An impasse. A true middle of the road for these intriguing Milwaukee Nine. Granted, there is no reason that GM David Stearns can’t split the difference, perhaps targeting “counterbuilding” trade strategies that simultaneously bolster the near- and far-term outlooks for the club. In this universe, imagine a trade involving Eric Thames or Matt Garza or even Manny Pina or Jett Bandy and some price-is-right trades involving prospects. This Brewers roster has enough holes short- and long-term that any number of strategical positions are worthwhile prior to the non-waiver trade deadline. It is time for the front office to begin justifying the acquisition cost for the best possible MLB talent to bolster the club now, the best possible in-system promotions to improve the club, and (paradoxically) the best price-is-right rebuilding deals (if any are remaining).

Of course, none of these scenarios consider the role of Milwaukee’s market size and revenue shortcomings in the equation.
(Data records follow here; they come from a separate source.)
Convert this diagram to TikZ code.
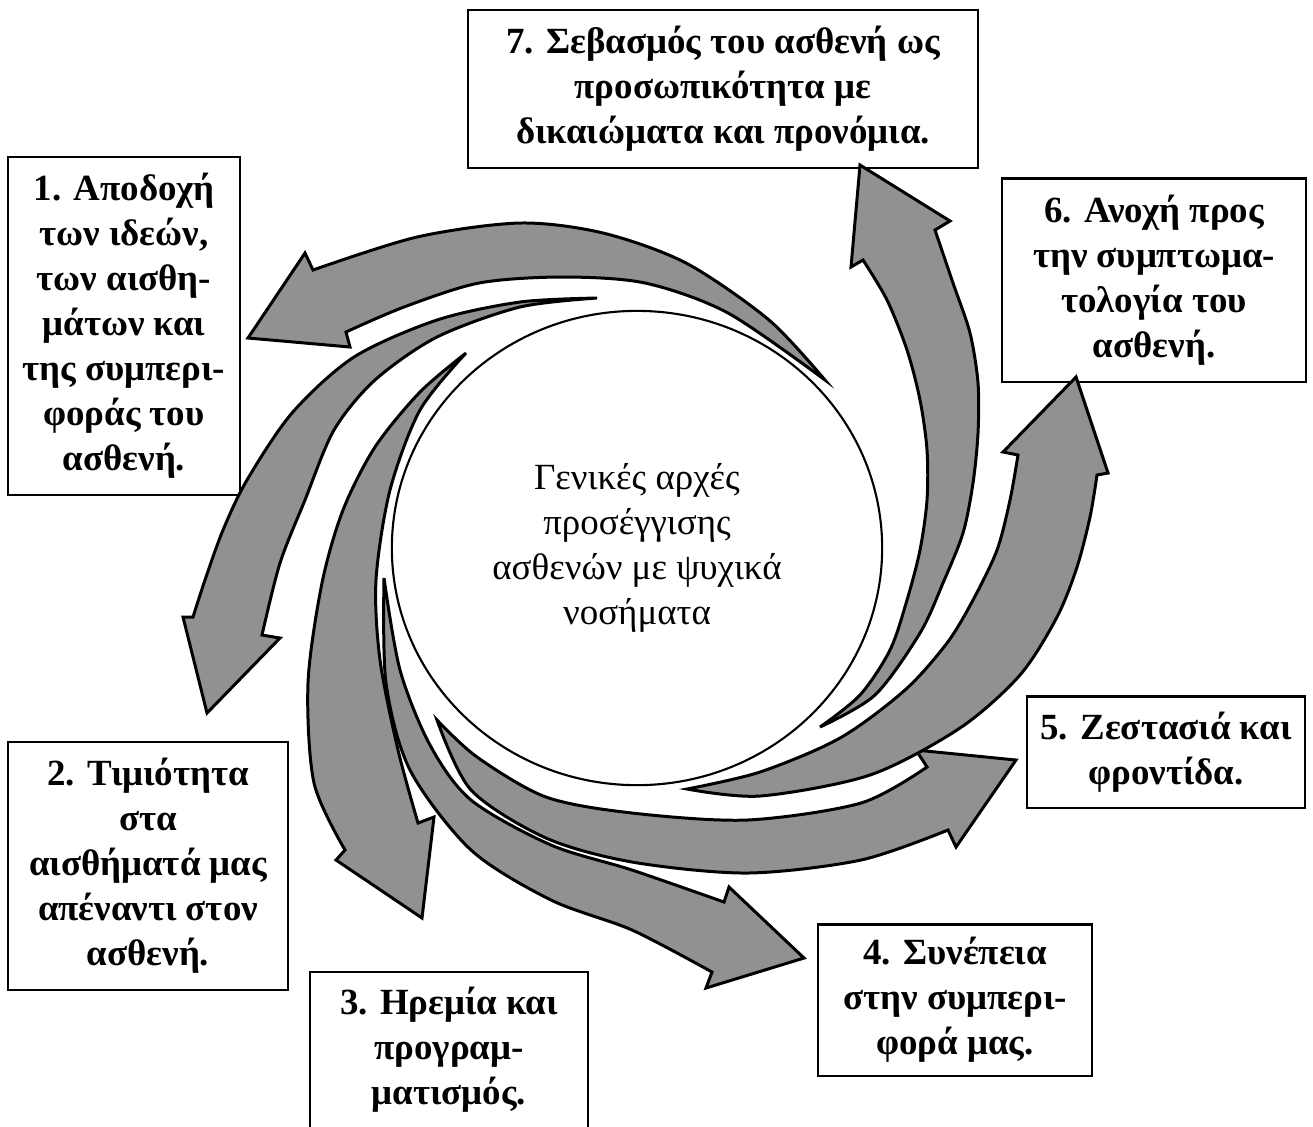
\documentclass[tikz,border=0pt]{standalone}
\usepackage{fontspec}
\setmainfont{Liberation Serif}
\usetikzlibrary{shapes.geometric}
\definecolor{swirlgray}{RGB}{145,145,145}

\begin{document}
\begin{tikzpicture}[
  x=0.01cm, y=-0.01cm,
  box/.style={draw, line width=0.6pt, align=center, inner sep=0pt, font=\bfseries\fontsize{10.5}{12.8}\selectfont},
  swirl/.style={draw, fill=swirlgray, line width=0.85pt}
]
  \useasboundingbox (0,0) rectangle (1313,1126);

  % boxes round the circle
  \node[box, minimum width=2.32cm, minimum height=3.38cm] (acceptance) at (124,326) {1. Αποδοχή\\των ιδεών,\\των αισθη-\\μάτων και\\της συμπερι-\\φοράς του\\ασθενή.};
  \node[box, minimum width=2.80cm, minimum height=2.48cm] (honesty) at (148,866) {2. Τιμιότητα\\στα\\αισθήματά μας\\απέναντι στον\\ασθενή.};
  \node[box, minimum width=2.78cm, minimum height=1.56cm] (calm) at (449,1050) {3. Ηρεμία και\\προγραμ-\\ματισμός.};
  \node[box, minimum width=2.74cm, minimum height=1.51cm] (consistency) at (955,1000) {4. Συνέπεια\\στην συμπερι-\\φορά μας.};
  \node[box, minimum width=2.78cm, minimum height=1.11cm] (warmth) at (1166,752) {5. Ζεστασιά και\\φροντίδα.};
  \node[box, minimum width=3.03cm, minimum height=2.03cm] (tolerance) at (1154,280) {6. Ανοχή προς\\την συμπτωμα-\\τολογία του\\ασθενή.};
  \node[box, minimum width=5.10cm, minimum height=1.58cm] (respect) at (723,89) {7. Σεβασμός του ασθενή ως\\προσωπικότητα με\\δικαιώματα και προνόμια.};

  % centre
  \node[draw, ellipse, line width=0.6pt, minimum width=4.9cm, minimum height=4.74cm, align=center, font=\fontsize{10.5}{12.8}\selectfont] (hub) at (637,548) {Γενικές αρχές\\προσέγγισης\\ασθενών με ψυχικά\\νοσήματα};

  % arrow to 1
  \filldraw[swirl] plot[smooth] coordinates {(825,380) (769,320) (686,263) (603,233) (520,223) (417,237) (313,270)}
    -- (305,253) -- (248,338) -- (350,347)
    -- plot[smooth] coordinates {(346,332) (404,307) (479,283) (562,277) (645,283) (728,313) (825,380)} -- cycle;
  % arrow to 2
  \filldraw[swirl] plot[smooth] coordinates {(597,298) (520,302) (437,320) (354,357) (292,413) (247,480) (223,530) (205,580) (193,617)}
    -- (183,617) -- (207,713) -- (280,638)
    -- plot[smooth] coordinates {(262,635) (280,563) (305,500) (334,430) (375,380) (437,337) (520,307) (597,298)} -- cycle;
  % arrow to 3
  \filldraw[swirl] plot[smooth] coordinates {(466,353) (420,392) (375,447) (343,510) (322,583) (308,683) (314,783) (345,850)}
    -- (336,860) -- (422,918) -- (434,817)
    -- plot[smooth] coordinates {(418,823) (398,750) (380,660) (376,580) (390,490) (420,410) (466,353)} -- cycle;
  % arrow to 4
  \filldraw[swirl] plot[smooth] coordinates {(384,578) (386,683) (410,770) (471,850) (551,900) (632,930) (712,972)}
    -- (706,988) -- (804,958) -- (729,887)
    -- plot[smooth] coordinates {(724,902) (632,870) (551,845) (471,800) (430,745) (400,670) (384,578)} -- cycle;
  % arrow to 5
  \filldraw[swirl] plot[smooth] coordinates {(437,720) (471,790) (546,838) (632,862) (747,873) (861,860) (948,830)}
    -- (956,847) -- (1016,760) -- (916,750)
    -- plot[smooth] coordinates {(927,767) (861,803) (747,820) (632,813) (546,797) (477,757) (437,720)} -- cycle;
  % arrow to 6
  \filldraw[swirl] plot[smooth] coordinates {(687,789) (760,796) (870,775) (960,728) (1020,675) (1057,617) (1077,567) (1090,517) (1097,475)}
    -- (1108,473) -- (1076,377) -- (1003,452)
    -- plot[smooth] coordinates {(1018,455) (1010,500) (997,550) (973,600) (947,643) (905,690) (840,738) (760,772) (687,789)} -- cycle;
  % arrow to 7
  \filldraw[swirl] plot[smooth] coordinates {(820,727) (875,695) (920,633) (943,583) (963,533) (973,483) (978,433) (978,383) (970,333) (953,283) (935,230)}
    -- (950,221) -- (860,165) -- (851,267)
    -- plot[smooth] coordinates {(863,260) (887,300) (907,350) (920,400) (927,450) (927,500) (920,550) (907,600) (890,650) (860,695) (820,727)} -- cycle;
\end{tikzpicture}
\end{document}
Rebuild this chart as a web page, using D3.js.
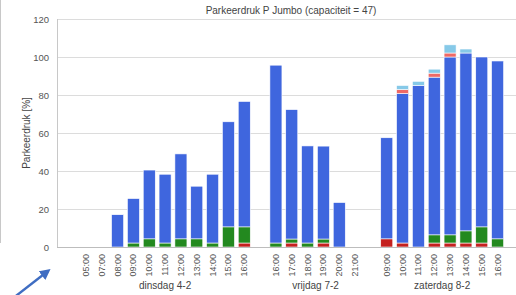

It must be emphasized that where other clubs might wait for their competitive window to be halfway open before they make strategic win-now moves, the Brewers justifiably must hunt down every additional source of revenue available to the club. The Brewers cannot ever waste an opportunity to win. They just cannot afford to do so! There is no “wait for next year” with piles of TV cash dependably flowing. Here the Brewers front office is justified in pursuing competitive MLB trades even if their window is only cracked; it’s why President Doug Melvin, no matter how frustrating the 2009s or 2012s or 2014s were, was always completely justified in trying to win and win-now forever. David Stearns has already proven himself able to assemble quite a stockpile of talent, but nobody prints pennants for that. It will be time for Stearns to prove that he can build an MLB winner before many expect; hopefully he’s ahead of the curve for those next strategic winning moves.